### WHAT IS REQUIRED:
Below are the records. Retype, exactly, the lines from the first through the line with "(0,0) rectangle (625bp,332.5bp);", and leave out the pictures.

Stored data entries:

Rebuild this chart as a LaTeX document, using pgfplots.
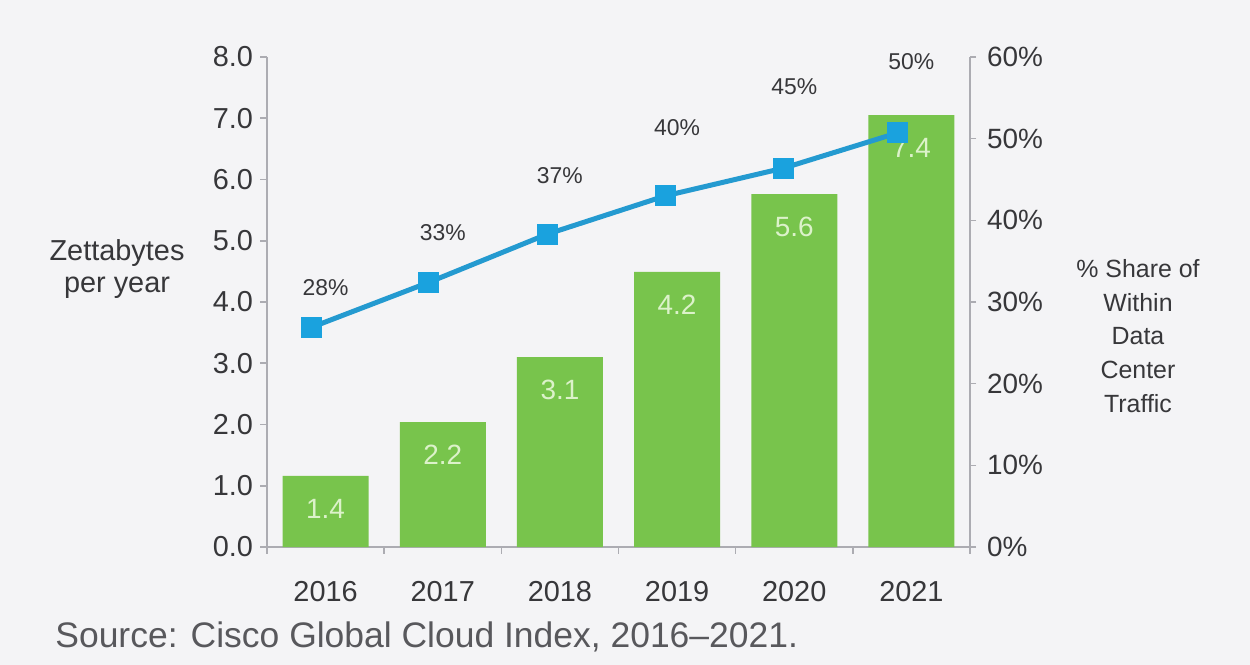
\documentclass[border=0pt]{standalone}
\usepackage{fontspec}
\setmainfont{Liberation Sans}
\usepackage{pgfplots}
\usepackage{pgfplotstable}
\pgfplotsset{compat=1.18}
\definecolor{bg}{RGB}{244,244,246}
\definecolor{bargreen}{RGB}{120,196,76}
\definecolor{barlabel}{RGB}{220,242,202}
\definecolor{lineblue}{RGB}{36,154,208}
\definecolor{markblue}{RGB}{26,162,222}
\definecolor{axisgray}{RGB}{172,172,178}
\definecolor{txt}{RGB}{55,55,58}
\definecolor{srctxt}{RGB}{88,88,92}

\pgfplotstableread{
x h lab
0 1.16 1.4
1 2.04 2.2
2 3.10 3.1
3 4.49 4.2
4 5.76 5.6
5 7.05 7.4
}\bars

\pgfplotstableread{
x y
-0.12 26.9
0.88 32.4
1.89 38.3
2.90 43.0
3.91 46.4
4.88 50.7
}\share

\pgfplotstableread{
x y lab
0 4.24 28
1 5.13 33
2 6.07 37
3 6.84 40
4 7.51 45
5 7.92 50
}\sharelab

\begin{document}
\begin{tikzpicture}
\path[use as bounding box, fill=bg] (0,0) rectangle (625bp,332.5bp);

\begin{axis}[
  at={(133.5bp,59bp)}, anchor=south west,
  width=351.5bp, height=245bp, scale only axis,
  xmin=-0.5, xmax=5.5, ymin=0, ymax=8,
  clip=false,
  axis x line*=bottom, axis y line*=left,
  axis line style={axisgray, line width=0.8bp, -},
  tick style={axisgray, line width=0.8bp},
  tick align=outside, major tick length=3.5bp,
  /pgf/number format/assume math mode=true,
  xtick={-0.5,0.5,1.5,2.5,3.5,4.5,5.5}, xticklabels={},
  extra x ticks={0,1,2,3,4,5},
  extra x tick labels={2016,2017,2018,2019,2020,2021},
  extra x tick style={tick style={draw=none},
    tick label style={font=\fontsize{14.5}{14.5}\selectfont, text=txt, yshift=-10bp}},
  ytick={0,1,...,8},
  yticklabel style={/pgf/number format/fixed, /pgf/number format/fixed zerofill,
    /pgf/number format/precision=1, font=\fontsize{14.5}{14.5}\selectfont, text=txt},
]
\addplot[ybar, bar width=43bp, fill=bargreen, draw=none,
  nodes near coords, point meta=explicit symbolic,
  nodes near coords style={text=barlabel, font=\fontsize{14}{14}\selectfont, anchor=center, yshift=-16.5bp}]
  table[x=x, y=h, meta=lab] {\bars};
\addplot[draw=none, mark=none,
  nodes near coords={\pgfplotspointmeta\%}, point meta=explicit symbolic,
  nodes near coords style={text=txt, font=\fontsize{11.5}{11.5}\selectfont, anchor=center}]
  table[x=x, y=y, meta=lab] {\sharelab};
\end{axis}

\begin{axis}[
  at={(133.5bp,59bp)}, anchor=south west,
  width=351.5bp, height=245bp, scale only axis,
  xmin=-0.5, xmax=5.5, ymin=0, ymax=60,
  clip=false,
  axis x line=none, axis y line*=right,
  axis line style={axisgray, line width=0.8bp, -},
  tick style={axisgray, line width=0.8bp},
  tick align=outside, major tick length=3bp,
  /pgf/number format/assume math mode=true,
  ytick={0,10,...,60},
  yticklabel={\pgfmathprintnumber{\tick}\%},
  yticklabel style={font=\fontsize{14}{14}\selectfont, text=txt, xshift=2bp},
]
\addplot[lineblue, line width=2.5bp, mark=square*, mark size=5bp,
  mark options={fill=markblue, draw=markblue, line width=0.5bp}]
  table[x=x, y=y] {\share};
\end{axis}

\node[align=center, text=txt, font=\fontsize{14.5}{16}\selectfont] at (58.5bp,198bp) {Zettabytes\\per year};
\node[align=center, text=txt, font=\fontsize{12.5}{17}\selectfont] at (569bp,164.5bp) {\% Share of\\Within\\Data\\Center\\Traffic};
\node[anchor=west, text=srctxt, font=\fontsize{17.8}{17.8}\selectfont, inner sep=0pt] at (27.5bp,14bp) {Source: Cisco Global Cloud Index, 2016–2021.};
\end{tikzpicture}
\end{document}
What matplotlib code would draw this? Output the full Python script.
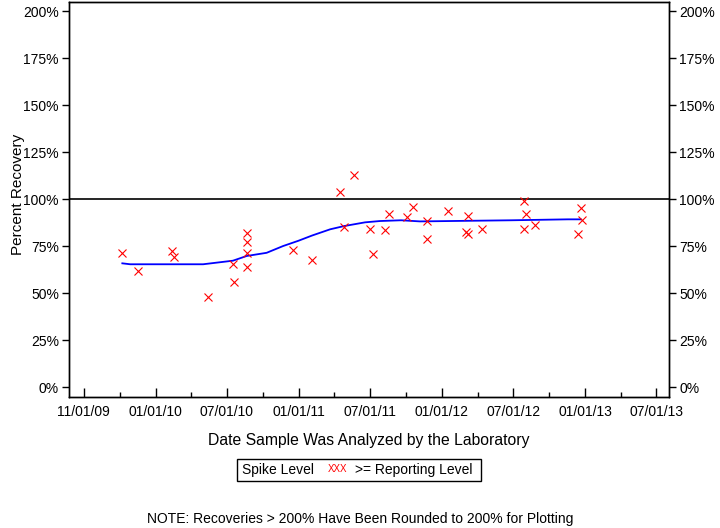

### RESPONSE TO THIS EXERCISE:
Rebuild this chart as a LaTeX document, using pgfplots.
\documentclass[border=0pt]{standalone}
\usepackage{fontspec}
\setmainfont{Liberation Sans}
\usepackage{pgfplots}
\usepackage{pgfplotstable}
\pgfplotsset{compat=1.18}
\definecolor{bg}{RGB}{244,244,246}
\definecolor{bargreen}{RGB}{120,196,76}
\definecolor{barlabel}{RGB}{220,242,202}
\definecolor{lineblue}{RGB}{36,154,208}
\definecolor{markblue}{RGB}{26,162,222}
\definecolor{axisgray}{RGB}{172,172,178}
\definecolor{txt}{RGB}{55,55,58}
\definecolor{srctxt}{RGB}{88,88,92}

\pgfplotstableread{
x h lab
0 1.16 1.4
1 2.04 2.2
2 3.10 3.1
3 4.49 4.2
4 5.76 5.6
5 7.05 7.4
}\bars

\pgfplotstableread{
x y
-0.12 26.9
0.88 32.4
1.89 38.3
2.90 43.0
3.91 46.4
4.88 50.7
}\share

\pgfplotstableread{
x y lab
0 4.24 28
1 5.13 33
2 6.07 37
3 6.84 40
4 7.51 45
5 7.92 50
}\sharelab

\begin{document}
\begin{tikzpicture}
\path[use as bounding box, fill=bg] (0,0) rectangle (625bp,332.5bp);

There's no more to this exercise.